The glaring funding imbalances, however, occur on the state and local level. In 1966 Governor Rockefeller spent $7 million in winning the governorship of New York. His opponent, Frank O'Connor, was able to scrape up only a half million. If O'Connor were to run again in 1970, he would receive no money. But based on the Long formula, struggling candidate Lyndon Johnson may receive 30 million dollars in 1968. Financing presidential campaigns may suit Lyndon Johnson's plans for '68, but it hardly suits Long's rhetoric (studded with references to the "poor boy making good" and boys from "log cabins") or the reality of American campaign financing.

Long's bill is not merely superfluous; it is dangerous. Giving money to the national committee would immeasurably increase party power at the national level; the bill would, as Senator Gore has pointed out, create national political party slush funds that committees could use to help state and local candidates of their choice. Critics have been so loud and insistent on this point that Long has proposed, in a "perfecting amendment," that the money go directly to a presidential candidate, instead of to his party's national committee.

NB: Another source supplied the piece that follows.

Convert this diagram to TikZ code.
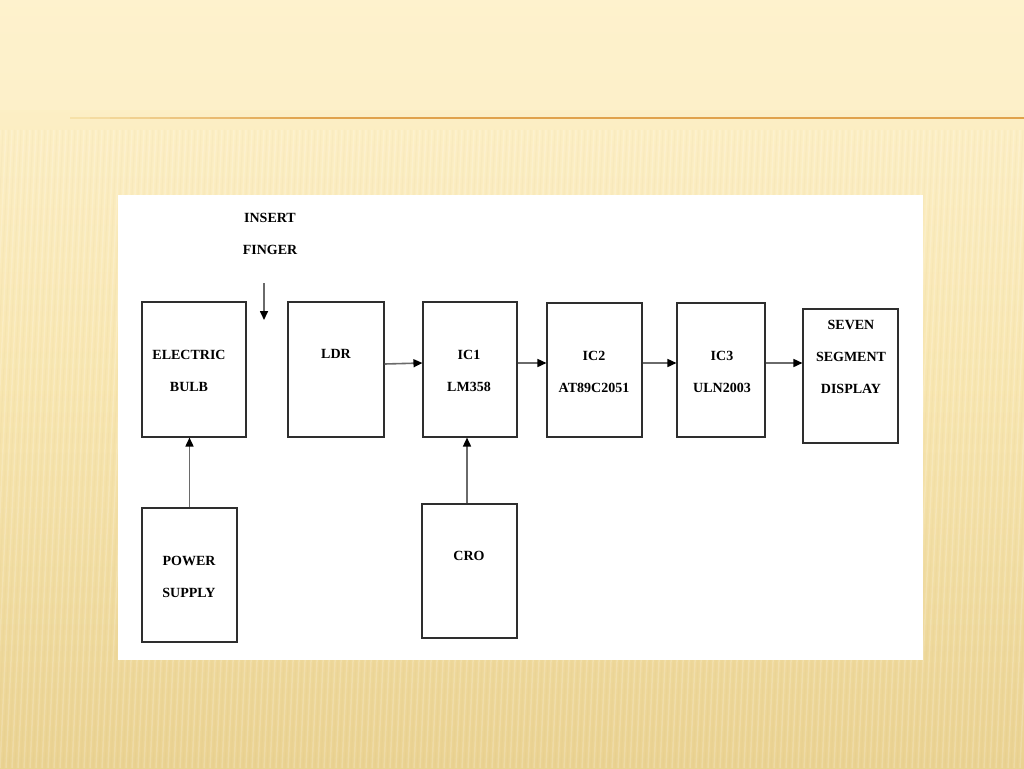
\documentclass[tikz,border=0pt]{standalone}
\usepackage{fontspec}
\setmainfont{Liberation Serif}
\usetikzlibrary{arrows.meta}
\definecolor{bgtop}{HTML}{FEF2CD}
\definecolor{bgmid}{HTML}{F8E6B0}
\definecolor{bgbot}{HTML}{EAD291}
\definecolor{rule}{HTML}{E0A24A}
\definecolor{boxline}{HTML}{2E2E2E}
\definecolor{conn}{HTML}{6A6A6A}
\tikzset{
  blk/.style={draw=boxline, line width=1.1pt, fill=white, inner sep=0pt},
  lbl/.style={font={\fontsize{14}{32}\selectfont\bfseries}, align=center, text=black, inner sep=0pt},
  conn/.style={draw=conn, line width=1.6pt, -{Triangle[length=9pt,width=8pt,color=black]}},
}
\begin{document}
\begin{tikzpicture}[x=1pt,y=-1pt]
\useasboundingbox (0,0) rectangle (1024,768);
% background
\shade[top color=bgtop, bottom color=bgbot, middle color=bgmid] (0,0) rectangle (1024,768);
\fill[bgtop, opacity=0.6] (0,0) rectangle (1024,110);
\foreach \i in {0,6,...,1050} {
  \draw[white, opacity=0.18, line width=1.5pt] (\i,130) -- (\i-30,768);
}
\foreach \i in {3,9,...,1050} {
  \draw[bgbot!80!black, opacity=0.05, line width=1pt] (\i,130) -- (\i-30,768);
}
% rule
\foreach \k in {0,...,11} {
  \pgfmathsetmacro{\pc}{int(8*\k+8)}
  \fill[rule!\pc!bgmid] ({70+20*\k},117) rectangle ({90.5+20*\k},119.2);
}
\fill[rule] (310,117) rectangle (1024,119.2);
% white panel
\fill[white] (118,195) rectangle (923,660);

% blocks
\node[blk, minimum width=104pt, minimum height=135pt] (bulb) at (194,369.5) {};
\node[blk, minimum width=96pt, minimum height=135pt] (ldr) at (336,369.5) {};
\node[blk, minimum width=94pt, minimum height=135pt] (ic1) at (470,369.5) {};
\node[blk, minimum width=95pt, minimum height=134pt] (ic2) at (594.5,370) {};
\node[blk, minimum width=88pt, minimum height=134pt] (ic3) at (721,370) {};
\node[blk, minimum width=95pt, minimum height=134pt] (seg) at (850.5,376) {};
\node[blk, minimum width=95pt, minimum height=134pt] (psu) at (189.5,575) {};
\node[blk, minimum width=95pt, minimum height=134pt] (cro) at (469.5,571) {};

% labels
\node[lbl] (tbulb) at (189,371) {ELECTRIC\\BULB};
\node[lbl] (tldr) at (336,354) {LDR};
\node[lbl] (tic1) at (469,371) {IC1\\LM358};
\node[lbl] (tic2) at (594,372) {IC2\\AT89C2051};
\node[lbl] (tic3) at (722,372) {IC3\\ULN2003};
\node[lbl] (tseg) at (851,357) {SEVEN\\SEGMENT\\DISPLAY};
\node[lbl] (tpsu) at (189,577) {POWER\\SUPPLY};
\node[lbl] (tcro) at (469,556) {CRO};
\node[lbl] (tfinger) at (270,234) {INSERT\\FINGER};

% connectors
\coordinate (fa) at (264,283);
\coordinate (fb) at (264,320);
\draw[conn] (fa) -- (fb);
\draw[conn] (psu.north) -- (bulb.south -| psu.north);
\draw[conn] (cro.north -| 467,0) -- (ic1.south -| 467,0);
\draw[conn] (ldr.east |- 0,364) -- (ic1.west |- 0,363);
\draw[conn] (ic1.east |- 0,363) -- (ic2.west |- 0,363);
\draw[conn] (ic2.east |- 0,363) -- (ic3.west |- 0,363);
\draw[conn] (ic3.east |- 0,363) -- (seg.west |- 0,363);
\end{tikzpicture}
\end{document}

To prevent the nominees from using the money to buy local candidates personally, Long has also suggested guidelines for how the money may be spent.

This alternative is little more attractive than the original bill's proposal. Though unable to give money directly to candidates, the presidential aspirant could still spend extra funds in joint campaigns and joint publicity with local candidates of his choice. Local candidates are always hesitant to break with national figures, but giving new resources to presidential nominees would make a show of independence that much more painful.

It is plain that any attempt to cope seriously with the problems of campaign funding must aim at financing of state and local races. But there are tricky constitutional questions involved. The conduct of such campaigns comes clearly under the jurisdiction of state legislatures, and any attempt to offer federal aid from tax revenues might be ruled unconstitutional. President Johnson has appointed a blue-ribbon committee, headed by Richard E. Neustadt, to study the entire question of election reforms. Neustadt's report, which has been mysteriously withheld by the President, may clarify this issue and offer some alternatives to the muddled Long Act.

In the meantime, the Senate should send the issue of campaign funding back to committee, where it can get the broad, fresh look it needs.